Chaired by the Steering Committee of the Special Commission on Orthodox Participation in the WCC, attendees to the Belarus reviewed plans for a “progressive introduction of a consensus methodology” as opposed to the current majority-minority vote system currently utilized by the council.

According to the Steering Committee, such a plan would provoke a “new ethos and culture” with the potential “to strengthen and deepen the fellowship of churches,” since it would overcome the traditional divide between the majority and minority votes.

The WCC general secretary, Rev. Dr Samuel Kobia, also agreed that the consensus approach would strengthen the WCC’s efforts in dialogue and advocacy.

"Consensus opens the way to a new, more spiritual, culture for WCC," Kobia said.

The proposals will be tested during the WCC’s general meeting in 2005.

In addition to the methodological changes, the Committee also developed theological reflections on the issues of ecclesiology, which will be finalized and presented at the Council’s ninth assembly in 2006.
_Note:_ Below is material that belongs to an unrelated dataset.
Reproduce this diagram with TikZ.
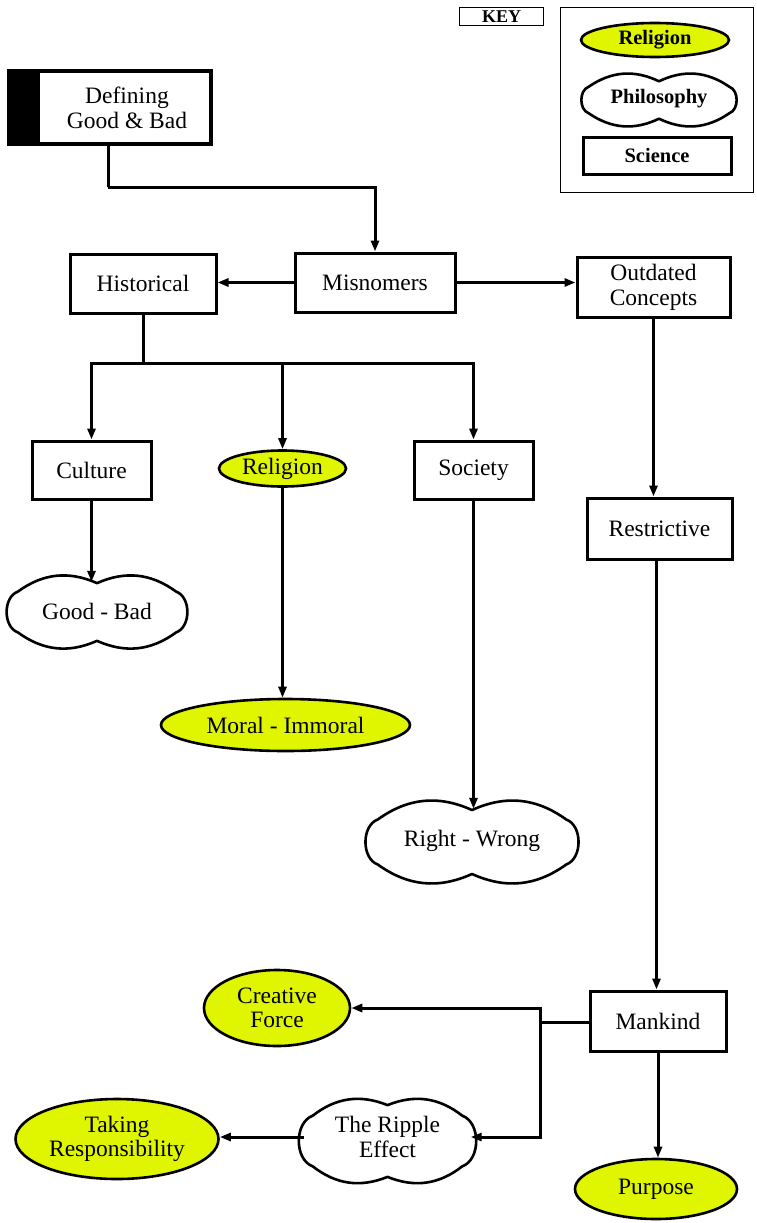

According to the Bishope Rolf Koppe, co-chair of the Belarus meeting, the Committee was able to take up “some of the most difficult questions that faced us in the Special Commission," and affirmed the commitment of churches to work and pray together while recognizing what continues to separate them

The Committee also identified several “divergences in ecclesiology” that had prevented the development of a fully ecumenical council. The WCC Faith and Order Commission will prepare the full statement on ecclesiology to present to the 2006 council.

Speaking after the event, Metropolitan Gennadios of Sassima who co-chaired the conference, emphasized the remarkable level of "trust, mutual confidence, and commitment" that characterized the work of the Committee and could provide an example for other areas of ecumenical work. "Of course, many difficulties persist, but we have reached a stage in our work where we can overcome hostilities, and find a common language and a new quality to our unity."

The Special Commission on Orthodox Participation in the WCC began in 1998 upon the request of several of the WCC’s Orthodox member churches. Following the report of the Special Commission in 2002, the Steering Committee has overseen the implementation of a series of recommendations.